Whether Anne Carson responds to Virginia Woolf or Samuel Beckett, or Caroline Bergvall composes with Dante, poets enter each other’s texts directly and indirectly. But how do we enter into another’s text and still retain an original voice? Where are the boundaries? In this workshop we will encounter multiple responses to Gertrude Stein, Virginia Woolf, and Emily Dickinson, and tackle a variety of writing exercises designed to create new pathways to one's own, as well as other's, work.
This workshop involves reading, writing, and debate about the love poem. The sonnet form, traditionally focused on love, will provide a starting point for in-class writing exercises. We’ll also examine strategies and techniques as they are variously employed by poets such as: Ian Duhig, Michael Donaghy, Carol Ann Duffy, Edna St. Vincent Millay, Sharon Olds, C.K. Williams, Hugo Williams, Alice Oswald, Tom Clarke, Paul Muldoon and Douglas Dunn. You needn’t be in love to attend.
This is a workshop for poets who are looking to enrich and enliven their writing practice, creating new and expansive possibilities for the poem. We will explore diverse strategies, including collage, word games, ekphrastic experiments, and systematized destruction of the expected. The class is process-oriented and aims at enlarging poetic vocabularies and notions of form. We will read some writings by established poets in addition to discussing our own works-in-progress in a supportive atmosphere.

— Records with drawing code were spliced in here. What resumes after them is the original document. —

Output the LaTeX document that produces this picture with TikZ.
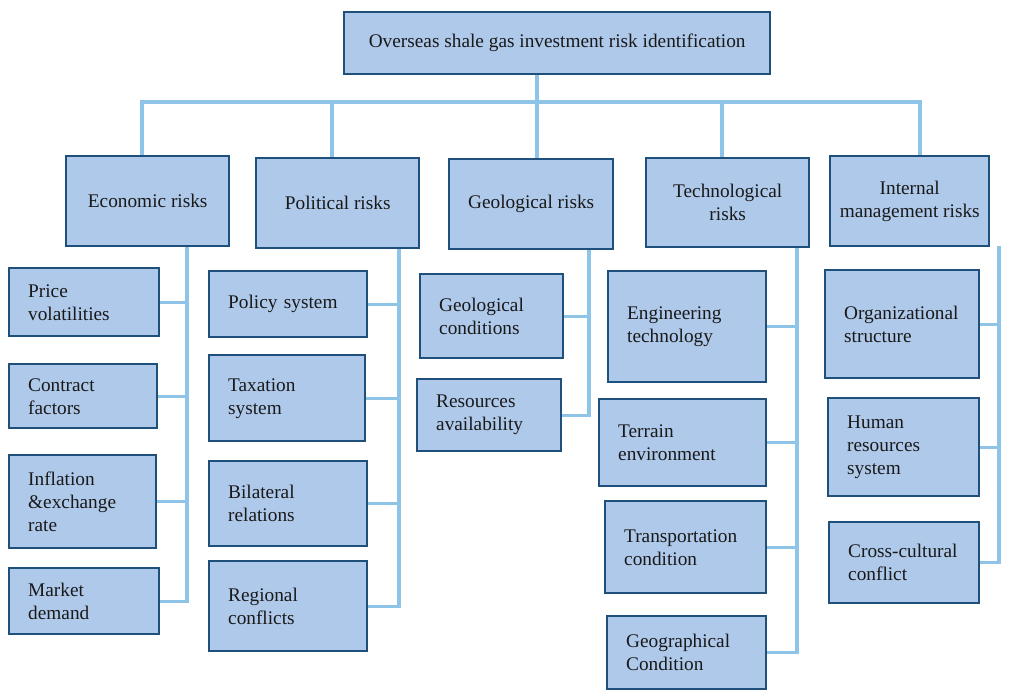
\documentclass[tikz,border=0pt]{standalone}
\usepackage{fontspec}
\setmainfont{Liberation Serif}
\usetikzlibrary{backgrounds}
\definecolor{boxfill}{RGB}{175,201,234}
\definecolor{boxline}{RGB}{31,80,123}
\definecolor{linkblue}{RGB}{141,196,232}
\tikzset{
  riskbox/.style={draw=boxline, fill=boxfill, line width=1.2pt, inner sep=0pt, text=black!90},
  leaf/.style={riskbox, inner xsep=9.5pt, align=left},
  link/.style={draw=linkblue, line width=1.7pt, line cap=rect},
}
\begin{document}
\begin{tikzpicture}[x=0.5pt, y=-0.5pt, font=\fontsize{9.65}{11.5}\selectfont, line join=miter]
\useasboundingbox (0,0) rectangle (1024,698);
% goal and the five risk groups
\foreach \n/\x/\y/\w/\h/\t in {
  root/343/11/426/62/{Overseas shale gas investment risk identification},
  eco/65/155/163/90/{Economic risks},
  pol/255/157/163/90/{Political risks},
  geo/448/158/164/90/{Geological risks},
  tec/645/157/163/89/{Technological\\risks},
  man/829/155/159/90/{Internal\\management risks}}{
  \pgfmathsetmacro\bw{\w/2}
  \pgfmathsetmacro\bh{\h/2}
  \node[riskbox, align=center, minimum width=\bw pt, minimum height=\bh pt, anchor=north west] (\n) at (\x,\y) {\t};
}
% risk factors
\foreach \n/\x/\y/\w/\h/\t in {
  pv/8/267/150/68/{Price\\volatilities},
  cf/8/363/148/64/{Contract\\factors},
  ie/8/454/147/93/{Inflation\\\&exchange\\rate},
  md/8/567/150/66/{Market\\demand},
  ps/208/270/158/66/{Policy system},
  ts/208/354/156/86/{Taxation\\system},
  br/208/460/158/85/{Bilateral\\relations},
  rc/208/560/158/90/{Regional\\conflicts},
  gc/419/273/143/84/{Geological\\conditions},
  ra/416/378/144/72/{Resources\\availability},
  et/607/270/158/111/{Engineering\\technology},
  te/598/398/167/87/{Terrain\\environment},
  tc/604/500/161/92/{Transportation\\condition},
  gco/606/615/159/73/{Geographical\\Condition},
  os/824/269/154/108/{Organizational\\structure},
  hr/827/397/151/98/{Human\\resources\\system},
  cc/828/521/150/81/{Cross-cultural\\conflict}}{
  \pgfmathsetmacro\tw{\w/2-19}
  \pgfmathsetmacro\bh{\h/2}
  \node[leaf, text width=\tw pt, minimum height=\bh pt, anchor=north west] (\n) at (\x,\y) {\t};
}
\path
  (142,102) coordinate (eD) (332,102) coordinate (pD) (537,102) coordinate (gD)
  (722,102) coordinate (tD) (920,102) coordinate (mD)
  (187,0) coordinate (eT) (399,0) coordinate (pT) (589,0) coordinate (gT)
  (797,0) coordinate (tT) (999,0) coordinate (mT);
\begin{scope}[on background layer]
  \draw[link] (eD) -- (mD);
  \draw[link] (root.south -| gD) -- (gD);
  \foreach \d/\n in {eD/eco,pD/pol,gD/geo,tD/tec,mD/man}
    \draw[link] (\d) -- (\d |- \n.north);
  \foreach \t/\n/\kids in {eT/eco/{pv,cf,ie,md}, pT/pol/{ps,ts,br,rc}, gT/geo/{gc,ra},
      tT/tec/{et,te,tc,gco}, mT/man/{os,hr,cc}}
    \foreach \k in \kids
      \draw[link] (\n.south -| \t) |- (\k.east);
\end{scope}
\end{tikzpicture}
\end{document}
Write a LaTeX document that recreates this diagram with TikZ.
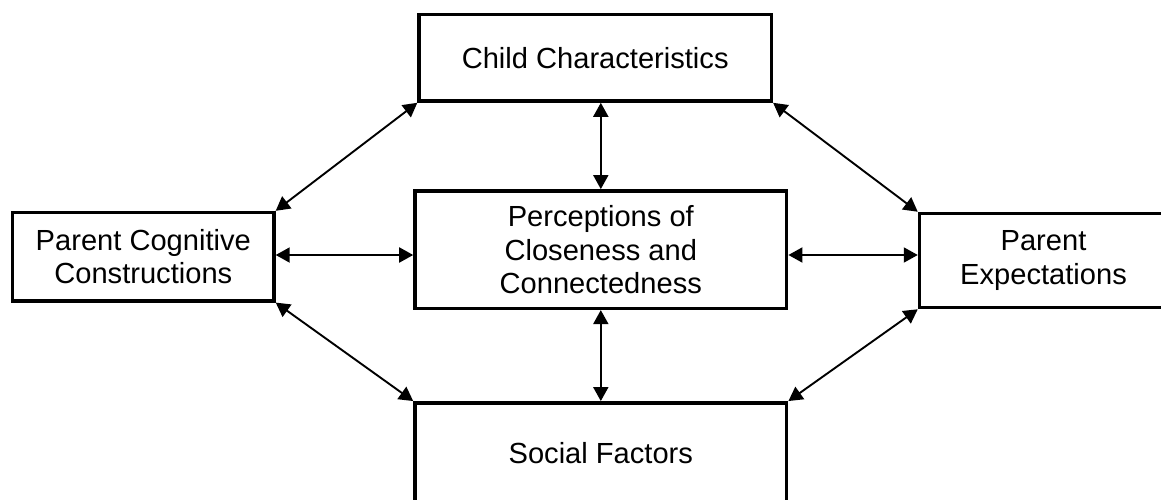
\documentclass[tikz,border=0pt]{standalone}
\usepackage{fontspec}
\setmainfont{Liberation Sans}
\usetikzlibrary{arrows.meta}
\begin{document}
\begin{tikzpicture}[x=1pt,y=-1pt,
  box/.style={draw=black, line width=3.5pt, rectangle, inner sep=0pt, align=center,
    font=\fontsize{29.1}{33.5}\selectfont},
  link/.style={line width=1.9pt, {Triangle[length=14pt,width=15pt]}-{Triangle[length=14pt,width=15pt]}}
]
\useasboundingbox (0,0) rectangle (1161,500);
\clip (0,0) rectangle (1161,500);
\node[box, minimum width=352.3pt, minimum height=86.3pt] (child) at (595.2,57.9) {Child Characteristics};
\node[box, minimum width=371.7pt, minimum height=117.5pt] (perc) at (600.8,249.6) {Perceptions of\\Closeness and\\Connectedness};
\node[box, minimum width=261.3pt, minimum height=88.3pt] (cog) at (143.3,256.7) {Parent Cognitive\\Constructions};
\node[box, minimum width=248pt, minimum height=94pt] (exp) at (1043.5,260.5) {Parent\\Expectations};
\node[box, minimum width=371.7pt, minimum height=100.2pt] (soc) at (600.8,452.9) {Social Factors};
\coordinate (hy) at (0,255);
\draw[link] (perc.north) -- (perc.north |- child.south);
\draw[link] (perc.south) -- (soc.north);
\draw[link] (cog.east |- hy) -- (perc.west |- hy);
\draw[link] (perc.east |- hy) -- (exp.west |- hy);
\draw[link] (child.south west) -- (cog.north east);
\draw[link] (child.south east) -- (exp.north west);
\draw[link] (cog.south east) -- (soc.north west);
\draw[link] (exp.south west) -- (soc.north east);
\end{tikzpicture}
\end{document}
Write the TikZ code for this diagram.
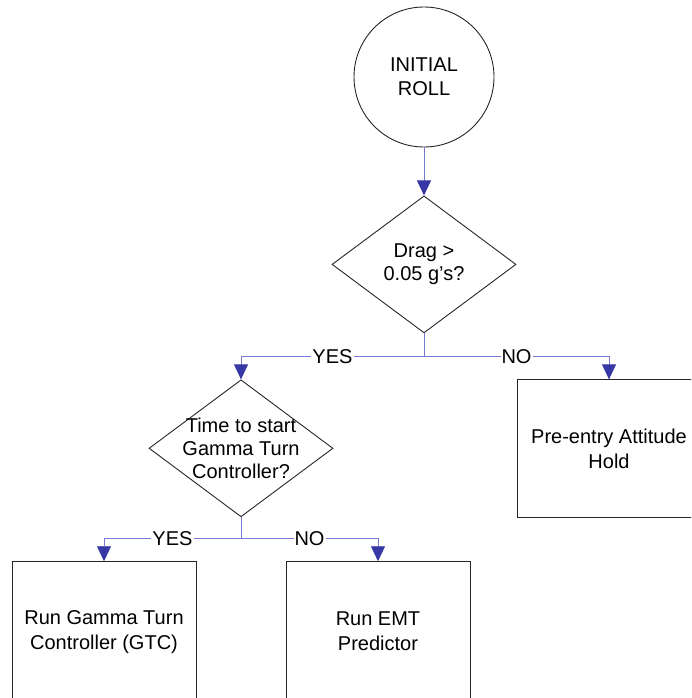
\documentclass[tikz,border=0pt]{standalone}
\usepackage{fontspec}
\setmainfont{Liberation Sans}
\usepackage{tikz}
\usetikzlibrary{shapes.geometric, arrows.meta, positioning}
\definecolor{flowline}{RGB}{120,120,215}
\definecolor{flowtip}{RGB}{55,55,165}
\tikzset{
    startstop/.style={circle, draw=black!85, line width=0.9pt, minimum size=140pt, inner sep=0pt,
                      align=center, font=\fontsize{20}{24}\selectfont},
    decision/.style={diamond, draw=black!85, line width=0.9pt, aspect=1.33, inner sep=0pt,
                     minimum width=184pt, minimum height=137pt, align=center,
                     font=\fontsize{20}{23}\selectfont},
    activity/.style={rectangle, draw=black!85, line width=0.9pt, minimum width=184pt,
                     minimum height=140pt, align=center, font=\fontsize{20}{25}\selectfont},
    flow/.style={draw=flowline, line width=0.8pt,
                 -{Triangle[length=15pt, width=14pt, color=flowtip]}},
    lbl/.style={font=\fontsize{20}{24}\selectfont, fill=white, inner sep=1pt},
}

\begin{document}
\begin{tikzpicture}[x=1pt, y=1pt]

    \useasboundingbox (0,0) rectangle (691,-698);
    \clip (0,0) rectangle (691,-698);

    % ── NODES ──
    \node[startstop] (roll) at (424,-77) {INITIAL\\ROLL};
    \node[decision, below=48pt of roll] (drag) {Drag >\\0.05 g’s?};
    \node[decision, inner sep=-8pt, below=46pt of drag, xshift=-183pt] (gamma)
        {Time to start\\Gamma Turn\\Controller?};
    \node[activity, minimum height=138pt, below=46pt of drag, xshift=185pt] (hold)
        {Pre-entry Attitude\\Hold};
    \node[activity, below=44pt of gamma, xshift=-137pt] (gtc) {Run Gamma Turn\\Controller (GTC)};
    \node[activity, below=44pt of gamma, xshift=137pt] (emt) {Run EMT\\Predictor};

    % ── CONNECTORS ──
    \draw[flow] (roll) -- (drag);

    \draw[flow] (drag.south) -- ++(0,-23) -| node[pos=0.25, lbl]{YES} (gamma.north);
    \draw[flow] (drag.south) -- ++(0,-23) -| node[pos=0.25, lbl]{NO} (hold.north);

    \draw[flow] (gamma.south) -- ++(0,-21) -| node[pos=0.25, lbl]{YES} (gtc.north);
    \draw[flow] (gamma.south) -- ++(0,-21) -| node[pos=0.25, lbl]{NO} (emt.north);

\end{tikzpicture}
\end{document}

According to W. H. Auden, a poet feels most like a poet when making the last revision to a new poem. Yet so many times we get stuck in an early draft of a poem and don’t know how to proceed. How can we enter and re-imagine the poem, both formally and thematically? In this hands-on workshop dedicated to the art of revision, students will learn a variety of techniques and approaches for turning the inert draft into a poem that breathes and sings.